O evento teve continuidade à tarde com o painel “Discurso de ódio na internet”, conduzido pelo secretário da Conib, Rony Vainzof, que teve exposições da diretora de Assuntos Latino-Americanos da Anti-Defamation League (ADL), Liat Altman; da promotora de Justiça Maria Fernanda Balsalobre Pinto; do procurador da República Marco Antônio Delfino de Almeida, coordenador do Grupo de Trabalho de Combate ao Racismo e Promoção da Igualdade Racial do Ministério Público Federal; e do coordenador do Núcleo de Pesquisa em Gênero e Sexualidade da Comissão de Diversidade Sexual da OAB SP, Lucas Bulgarelli Ferreira.

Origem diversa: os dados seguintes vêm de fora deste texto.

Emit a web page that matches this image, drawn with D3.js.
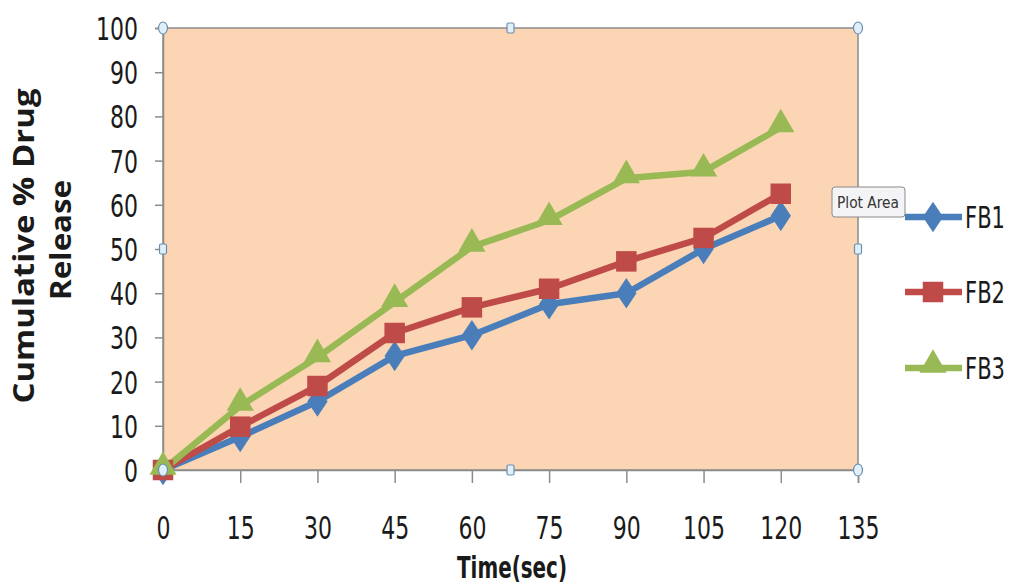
<!DOCTYPE html>
<html><head><meta charset="utf-8">
<script src="https://cdn.jsdelivr.net/npm/d3@7"></script>
<style>
body{margin:0;background:#fff;}
svg{display:block;}
.narrow{font-family:"DejaVu Sans Condensed","Liberation Sans Narrow",sans-serif;}
</style></head><body>
<svg id="c" width="1015" height="587"></svg>
<script>
const times = [0, 15, 30, 45, 60, 75, 90, 105, 120];
const fb1 = [0, 7.5, 15.5, 25.8, 30.5, 37.5, 40, 50, 57.5];
const fb2 = [0, 9.8, 19, 31, 36.8, 41, 47.2, 52.5, 62.5];
const fb3 = [0, 14.5, 25.5, 38, 50.5, 56.5, 66, 67.5, 77.5];
const seriesNames = ["FB1", "FB2", "FB3"];
const xTicks = [0, 15, 30, 45, 60, 75, 90, 105, 120, 135];
const yTicks = [0, 10, 20, 30, 40, 50, 60, 70, 80, 90, 100];

const colors = ["#4A7EBB", "#BE4B48", "#98B954"];
const svg = d3.select("#c");
const L = 163, R = 858, T = 28, B = 470;
const x = d3.scaleLinear().domain([0, 135]).range([L, R]);
const y = d3.scaleLinear().domain([0, 100]).range([B, T]);
const digitW = 14;

// plot area
svg.append("rect").attr("x", L).attr("y", T).attr("width", R - L).attr("height", B - T)
  .attr("fill", "#FCD5B5").attr("stroke", "#8c8c8c").attr("stroke-width", 1.5);

// y axis
const ya = svg.append("g").attr("transform", `translate(${L},0)`)
  .call(d3.axisLeft(y).tickValues(yTicks).tickSize(8).tickPadding(17).tickFormat(d3.format("d")));
ya.select(".domain").attr("stroke", "#8c8c8c").attr("stroke-width", 1.5);
ya.selectAll(".tick line").attr("stroke", "#8c8c8c").attr("stroke-width", 1.5);
ya.selectAll(".tick text").attr("class", "narrow").attr("font-size", 32).attr("fill", "#1a1a1a")
  .attr("dy", "0.36em")
  .attr("textLength", d => String(d).length * digitW).attr("lengthAdjust", "spacingAndGlyphs");

// x axis
const xa = svg.append("g").attr("transform", `translate(0,${B})`)
  .call(d3.axisBottom(x).tickValues(xTicks).tickSize(13).tickPadding(36).tickFormat(d3.format("d")));
xa.select(".domain").attr("stroke", "#8c8c8c").attr("stroke-width", 1.5);
xa.selectAll(".tick line").attr("stroke", "#8c8c8c").attr("stroke-width", 1.5);
xa.selectAll(".tick text").attr("class", "narrow").attr("font-size", 32).attr("fill", "#1a1a1a")
  .attr("dy", "0.62em")
  .attr("textLength", d => String(d).length * digitW).attr("lengthAdjust", "spacingAndGlyphs");

// axis titles
svg.append("text").attr("class", "narrow").attr("x", 512).attr("y", 578)
  .attr("text-anchor", "middle").attr("font-size", 30).attr("font-weight", "bold")
  .attr("fill", "#1a1a1a").attr("textLength", 110).attr("lengthAdjust", "spacingAndGlyphs")
  .text("Time(sec)");
const yt = svg.append("text").attr("transform", "translate(0,246) rotate(-90)")
  .attr("text-anchor", "middle").attr("font-family", "'Open Sans',sans-serif")
  .attr("font-size", 29).attr("font-weight", "bold").attr("fill", "#1a1a1a");
yt.append("tspan").attr("x", 0).attr("y", 34).attr("textLength", 315).attr("lengthAdjust", "spacingAndGlyphs")
  .text("Cumulative % Drug");
yt.append("tspan").attr("x", 6).attr("y", 71).attr("textLength", 120).attr("lengthAdjust", "spacingAndGlyphs")
  .text("Release");

// series
const allSeries = [fb1, fb2, fb3];
const line = d3.line().x((d, i) => x(times[i])).y(d => y(d));
const sym = [d3.symbolDiamond, d3.symbolSquare, d3.symbolTriangle];
const symSize = [270, 420, 320];
allSeries.forEach((s, k) => {
  svg.append("path").datum(s).attr("d", line).attr("fill", "none")
    .attr("stroke", colors[k]).attr("stroke-width", 6.5).attr("stroke-linejoin", "round");
});
allSeries.forEach((s, k) => {
  svg.append("g").selectAll("path").data(s).join("path")
    .attr("d", d3.symbol().type(sym[k]).size(symSize[k]))
    .attr("transform", (d, i) => `translate(${x(times[i])},${y(d) + (k === 2 ? -3 : 0)})${k === 0 ? " scale(1.15,1)" : ""}`)
    .attr("fill", colors[k]);
});

// legend
const legY = [217, 292, 368];
seriesNames.forEach((n, k) => {
  const g = svg.append("g").attr("transform", `translate(0,${legY[k]})`);
  g.append("line").attr("x1", 905).attr("x2", 962).attr("y1", 0).attr("y2", 0)
    .attr("stroke", colors[k]).attr("stroke-width", 6.5);
  g.append("path").attr("d", d3.symbol().type(sym[k]).size(symSize[k]))
    .attr("transform", `translate(933,${k === 2 ? -3 : 0})${k === 0 ? " scale(1.15,1)" : ""}`)
    .attr("fill", colors[k]);
  g.append("text").attr("class", "narrow").attr("x", 965).attr("y", 0).attr("dy", "0.36em")
    .attr("font-size", 30).attr("fill", "#1a1a1a")
    .attr("textLength", 40).attr("lengthAdjust", "spacingAndGlyphs").text(n);
});

// selection handles
const handleFill = "#dff0fb", handleStroke = "#6d8fae";
[[L, T], [R, T], [L, B], [R, B]].forEach(([hx, hy]) => {
  svg.append("ellipse").attr("cx", hx).attr("cy", hy).attr("rx", 4.5).attr("ry", 6)
    .attr("fill", handleFill).attr("stroke", handleStroke).attr("stroke-width", 1.2);
});
[[(L + R) / 2, T], [L, (T + B) / 2], [R, (T + B) / 2], [(L + R) / 2, B]].forEach(([hx, hy]) => {
  svg.append("rect").attr("x", hx - 3.5).attr("y", hy - 5).attr("width", 7).attr("height", 10).attr("rx", 1.5)
    .attr("fill", handleFill).attr("stroke", handleStroke).attr("stroke-width", 1.2);
});

// tooltip
const tip = svg.append("g").attr("transform", "translate(832,187)");
tip.append("rect").attr("x", 0).attr("y", 0).attr("width", 73).attr("height", 30).attr("rx", 3)
  .attr("fill", "#f4f4f6").attr("stroke", "#8a8a8a").attr("stroke-width", 1);
tip.append("text").attr("class", "narrow").attr("x", 36).attr("y", 15).attr("dy", "0.35em")
  .attr("text-anchor", "middle").attr("font-size", 16).attr("fill", "#333")
  .attr("textLength", 62).attr("lengthAdjust", "spacingAndGlyphs").text("Plot Area");
</script>
</body></html>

O último painel foi dedicado ao tema “Fake news e discurso de ódio”. O debate foi mediado pelo advogado Carlos Frederico Barbosa Bentivegna, representando a Comissão de Direitos Humanos da OAB SP, e teve como expositores o juiz formador da EPM Fernando Henrique de Oliveira Biolcati; o
presidente da SaferNet Brasil, Thiago Tavares Nunes de Oliveira; e a advogada Clarita Costa Maia, consultora legislativa do Senado Federal. O encerramento do evento foi feito pelo advogado Daniel Leon Bialski, vice-presidente da Conib.
Participaram também do congresso a juíza Camila de Jesus Mello Gonçalves, assessora da Presidência de Direito Criminal do TJSP e coordenadora da área de Direitos Fundamentais da EPM; o conselheiro seccional e presidente do Tribunal de Ética e Disciplina da OAB SP, Carlos Fernando de Faria Kauffmann; o presidente da Comissão Especial de Estudos de Recuperação Judicial e Falência da OAB SP, Oreste Nestor de Souza Laspro; a presidente da Comissão dos Direitos dos Imigrantes e Refugiados da OAB SP, Carla Herminia Mustafa Barbosa Ferreira; a secretária-geral adjunta da OAB SP, Margarete de Cássia Lopes; o secretário-geral da Conib, Júlio Kahan Mandel; o diretor-geral da Conib, Sergio Napchan; e a diretora voluntária da Conib, Andrea Vainer; entre outros profissionais.